While broad patterns in Indian trade are rather well known and well studied, what we’ve largely lacked so far is a mechanism to track Indian imports at a much more granular level. Now, thanks to the efforts of the customs department (icegate.gov.in/DailyList/DL), which uploads commodity-wise and port-wise trade data on a daily basis, and activist and open data enthusiast Srinivas Kodali (bit.ly/1H7gfys) , who has scraped and compiled the data, it is possible to look at Indian exports and imports at a much more granular level.
Kodali released the above data last week through the Datameet platform (bit.ly/1RcWAD7) during the Open Data Week celebrations.
Data is available for trade between 8 August and 17 October 2015, and provides us some very interesting insights into the way India trades.
There are no real surprises in terms of our largest trading partners: we import the most from China, while we export the most to Sharjah (interestingly, while the precise port of destination is available for exports, we only have granularity up to the country level when it comes to imports).
Charts 1 and 2 look at the top 10 sources of imports into India and the top 10 destinations for exports.
The data on the largest Indian ports of entry and exit (by value of traded goods) shows some interesting insights. The port of Nhava Sheva accounts for the largest share of both imported and exported goods (by value). Other prominent sea ports such as Mundra, Chennai, Vizag and Tuticorin are also present in the top 10 in terms of both imports and exports (charts 3 and 4).
What is surprising, however, is the presence of airports in the list. Delhi Air Cargo has the fourth largest market share in terms of the value of goods imported. Bangaloru and Mumbai Air Cargo have the fourth and fifth largest market share in terms of value of goods exported.
Looking through the data, close to 40% of imports from the Delhi Air Cargo port comprises of gold in various forms. Gold comprises a large part of imports in the Bengaluru Air Cargo terminal too.

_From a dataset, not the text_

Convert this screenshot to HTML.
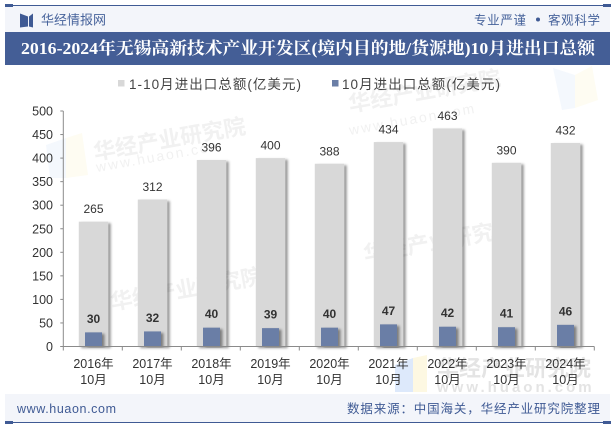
<!DOCTYPE html>
<html lang="zh-CN">
<head>
<meta charset="utf-8">
<title>2016-2024年无锡高新技术产业开发区(境内目的地/货源地)10月进出口总额</title>
<style>
html,body{margin:0;padding:0;background:#fff;}
#frame{display:block;width:615px;height:427px;}
text{font-family:"Liberation Sans","Noto Sans CJK SC",sans-serif;}
.serif{font-family:"Liberation Serif","Noto Serif CJK SC",serif;}
</style>
</head>
<body>
<svg id="frame" xmlns="http://www.w3.org/2000/svg" width="615" height="427" viewBox="0 0 615 427">
  <defs>
    <filter id="bar-shadow" x="-30%" y="-5%" width="170%" height="110%">
      <feDropShadow dx="2.5" dy="1.5" stdDeviation="1.4" flood-color="#000" flood-opacity="0.42"/>
    </filter>
  </defs>

  <rect x="0" y="0" width="615" height="427" fill="#ffffff"/>

  <g>
    <polygon points="46,145 66,138 66,178 50,178" fill="#f4f8fd"/>
    <polygon points="66,138 82,133 88,175 66,178" fill="#fefcf2"/>
    <polygon points="553,68 575,75 575,108 562,110" fill="#f4f8fd"/>
    <polygon points="575,75 592,66 598,100 575,108" fill="#fefcf2"/>
    <polygon points="395,365 413,358 413,392 395,392" fill="#dde9fb"/>
    <polygon points="413,358 427,355 427,392 413,392" fill="#fdf8e2"/>
  </g>
  <g font-weight="700" fill="#f1f1f1">
    <text x="95" y="160" font-size="22" transform="rotate(-10 95 160)">华经产业研究院</text>
    <text x="97" y="172" font-size="14" letter-spacing="2" font-weight="400" transform="rotate(-10 97 172)">www.huaon.com</text>
    <text x="350" y="112" font-size="22" transform="rotate(-10 350 112)">华经产业研究院</text>
    <text x="350" y="135" font-size="14" letter-spacing="2" font-weight="400" transform="rotate(-10 350 135)">www.huaon.com</text>
    <text x="112" y="310" font-size="22" transform="rotate(-10 112 310)">华经产业研究院</text>
    <text x="365" y="262" font-size="22" transform="rotate(-10 365 262)">华经产业研究院</text>
    <text x="437" y="376" font-size="22" fill="#e4e4e4">华经产业研究院</text>
    <text x="437" y="392" font-size="15" letter-spacing="3" fill="#e4e4e4">www.huaon.com</text>
  </g>

  <rect x="5" y="6" width="605" height="26" fill="#f3f5fa"/>
  <rect x="5" y="5" width="605" height="1" fill="#3f5a94"/>
  <rect x="5" y="4" width="8" height="3" fill="#3f5a94"/>
  <rect x="603" y="4" width="8" height="3" fill="#3f5a94"/>
  <polygon points="20,13.500 28,16.500 28,26.500 20,27.500" fill="#3f5a94"/>
  <polygon points="33,13.500 29,16.500 29,26.500 33,27.500" fill="#3f5a94"/>
  <text x="41" y="24.500" font-size="13" fill="#47639b" textLength="65">华经情报网</text>
  <text x="474" y="24.500" font-size="12.500" fill="#47639b" textLength="52">专业严谨</text>
  <circle cx="538" cy="19.500" r="2" fill="#3f5a94"/>
  <text x="548" y="24.500" font-size="12.500" fill="#47639b" textLength="52">客观科学</text>

  <rect x="5" y="32" width="605" height="33" fill="#445e96"/>
  <text class="serif" x="21" y="54" font-size="17" font-weight="700" fill="#ffffff" textLength="574" lengthAdjust="spacingAndGlyphs">2016-2024年无锡高新技术产业开发区(境内目的地/货源地)10月进出口总额</text>

  <g>
    <g>
      <rect x="118" y="80" width="6.500" height="6.500" fill="#d8d8d8"/>
      <text x="129" y="89" font-size="13.500" fill="#444" textLength="172">1-10月进出口总额(亿美元)</text>
    </g>
    <g>
      <rect x="332" y="80" width="6.500" height="6.500" fill="#6a7ea6"/>
      <text x="342" y="89" font-size="13.500" fill="#444" textLength="158">10月进出口总额(亿美元)</text>
    </g>
  </g>

  <g id="plot"></g>

  <rect x="5" y="394" width="605" height="28" fill="#f3f5fa"/>
  <rect x="5" y="422" width="605" height="1" fill="#3f5a94"/>
  <rect x="5" y="421" width="8" height="3" fill="#3f5a94"/>
  <rect x="603" y="421" width="8" height="3" fill="#3f5a94"/>
  <text x="17" y="413" font-size="12.500" fill="#3f5a94" textLength="99">www.huaon.com</text>
  <text x="347" y="413" font-size="12.500" fill="#3f5a94" textLength="253">数据来源：中国海关，华经产业研究院整理</text>
</svg>

<script>
const categories = ['2016年', '2017年', '2018年', '2019年', '2020年', '2021年', '2022年', '2023年', '2024年'];
const categorySub = ['10月', '10月', '10月', '10月', '10月', '10月', '10月', '10月', '10月'];
const totalValues = [265, 312, 396, 400, 388, 434, 463, 390, 432];
const octoberValues = [30, 32, 40, 39, 40, 47, 42, 41, 46];
const yTicks = [0, 50, 100, 150, 200, 250, 300, 350, 400, 450, 500];

const NS = 'http://www.w3.org/2000/svg';
const plot = document.getElementById('plot');
const left = 63.3, right = 594.3, bottom = 346.5, top_ = 111, yMax = 500;
const band = (right - left) / categories.length;
function xBand(i) { return left + band * i; }
function xCenter(i) { return xBand(i) + band / 2 + 0.7; }
function yScale(v) { return bottom - (v / yMax) * (bottom - top_); }
function make(tag, attrs, text) {
  const el = document.createElementNS(NS, tag);
  Object.keys(attrs).forEach(function (k) { el.setAttribute(k, attrs[k]); });
  if (text !== undefined) el.textContent = text;
  plot.appendChild(el);
  return el;
}

categories.forEach(function (c, i) {
  const cx = xCenter(i);
  const t = yScale(totalValues[i]);
  const bar = make('rect', { x: cx - 14.7, y: t, width: 29.4, height: bottom - t, fill: '#d8d8d8', filter: 'url(#bar-shadow)' });
  
  
});

categories.forEach(function (c, i) {
  const cx = xCenter(i);
  const t = yScale(octoberValues[i]);
  const bar = make('rect', { x: cx - 8.5, y: t, width: 17, height: bottom - t, fill: '#6a7ea6', filter: 'url(#bar-shadow)' });
  
  
});

const yAxis = make('line', { x1: left, x2: left, y1: top_, y2: bottom, stroke: '#8a8a8a', 'stroke-width': 1 });


const xAxis = make('line', { x1: left - 3, x2: right, y1: bottom, y2: bottom, stroke: '#8a8a8a', 'stroke-width': 1 });



yTicks.forEach(function (v) {
  const y = yScale(v);
  const tick = make('line', { x1: left - 3, x2: left, y1: y, y2: y, stroke: '#8a8a8a', 'stroke-width': 1 });
  
  
  const label = make('text', { x: 53, y: y + 4.5, 'font-size': 12.5, fill: '#333', 'text-anchor': 'end' }, String(v));
  
  
});

for (let i = 0; i <= categories.length; i++) {
  const x = xBand(i);
  const tick = make('line', { x1: x, x2: x, y1: bottom, y2: bottom + 4, stroke: '#8a8a8a', 'stroke-width': 1 });
  
  
}

categories.forEach(function (c, i) {
  const cx = xCenter(i);
  const year = make('text', { x: cx, y: 368, 'font-size': 12.5, fill: '#333', 'text-anchor': 'middle' }, c);
  
  
  const month = make('text', { x: cx, y: 384, 'font-size': 12.5, fill: '#333', 'text-anchor': 'middle' }, categorySub[i]);
  
  

  const totalLabel = make('text', { x: cx, y: yScale(totalValues[i]) - 8.5, 'font-size': 12, fill: '#333', 'text-anchor': 'middle' }, String(totalValues[i]));
  
  
  const octLabel = make('text', { x: cx, y: yScale(octoberValues[i]) - 9.5, 'font-size': 12, 'font-weight': 700, fill: '#333', 'text-anchor': 'middle' }, String(octoberValues[i]));
  
  
});
</script>
</body>
</html>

Coming to exports from Bangalore Air Cargo terminal, jewellery accounts for 67% of the value, with aircraft components coming a distant second. Some 22% of Mumbai Air Cargo terminal’s exports comprise pharmaceutical products.
Next, we will look at the most-traded commodities. This is not a very easy task since the data is not clear in terms of item description.
We get around this by using the harmonised system codes (these are universal codes used by customs in order to define specific categories of commodities.
There is some loss of information due to aggregation but we will live with that). Charts 5 and 6 show the top 10 commodity classes for import and exports, respectively.
Despite the fall in commodity prices, 20% of our import bill comprises petroleum oils. Most of our other top imports are also commodities, including gold, silver, copper and natural gas. Among manufactured products, fertilisers (urea and diammonium phosphate) and telecom equipment are among the top imported items.
Our export basket based on this period is much more diverse, though the largest class (jewellery) accounts for only 3.6% of our exports, followed by pharmaceuticals. This seems to suggest that while our exports are well diversified, our import bill is vulnerable to commodity price shocks, and we should not read too much into our reduced current account deficit, given the depressed commodity prices.
This is only some of the information that can be obtained by looking at the customs data. We can also construct some interesting cross-tabs (mintne.ws/1cJAfPA ), and infer daily and weekly trends of commodity imports and exports.
Before we end, a note on data dissemination. Writing in this newspaper last week, V. Anantha Nageswaran lamented about the quality and availability of economic data in India (mintne.ws/1GmCJR8).
Nageswaran wrote that one of the missions of the NITI Aayog should be to make India a data-rich country.
The customs data provides us an illustration into what is wrong with data dissemination in India, even when it is available. While it is a great thing that the department uploads data on a daily basis, there are several shortcomings.
Firstly, data is available on the website only for the preceding seven days.
Secondly, data is available in bits and pieces, with multiple small text files released on each day (the two months of data Kodali had uploaded contained more than 7,500 text files for imports, and an equal number for exports). Thirdly, the data is unclean.
For example, product descriptions contain “0.995 FINENESS GOLDMEDALLIONS” and “0.995 FINENESSGOLD MEDALLIONS”.
All these measures make the process of analysing existing data expensive, since they call for skills in scraping, consolidating and cleaning data.
They also result in duplication of effort since several people might be independently spending their time doing the same thing. In this context, if the data disseminator (the customs department in this case) were to disseminate the data in an easy-to-use, consistent and clean format, it could significantly lower the barriers to analysing government data, and lead to better decision-making overall.
The customs department is by no means the worst offender in terms of data dissemination, though, since they release their data in text files, which are machine-readable.
Several other government departments in India have a penchant for releasing data in PDF files (sometimes from scanned images), which makes them impossible to use unless someone spends the time and effort manually entering data into a spreadsheet—an effort that is completely avoidable.
There is a case to be made for a national data dissemination policy (perhaps the NITI Aayog can take the lead on that?) for use by different government departments that put out data, so that even if we don’t have great data yet, whatever data we have is put out in an easily consumable and analysable format, so that we can make the best use of it.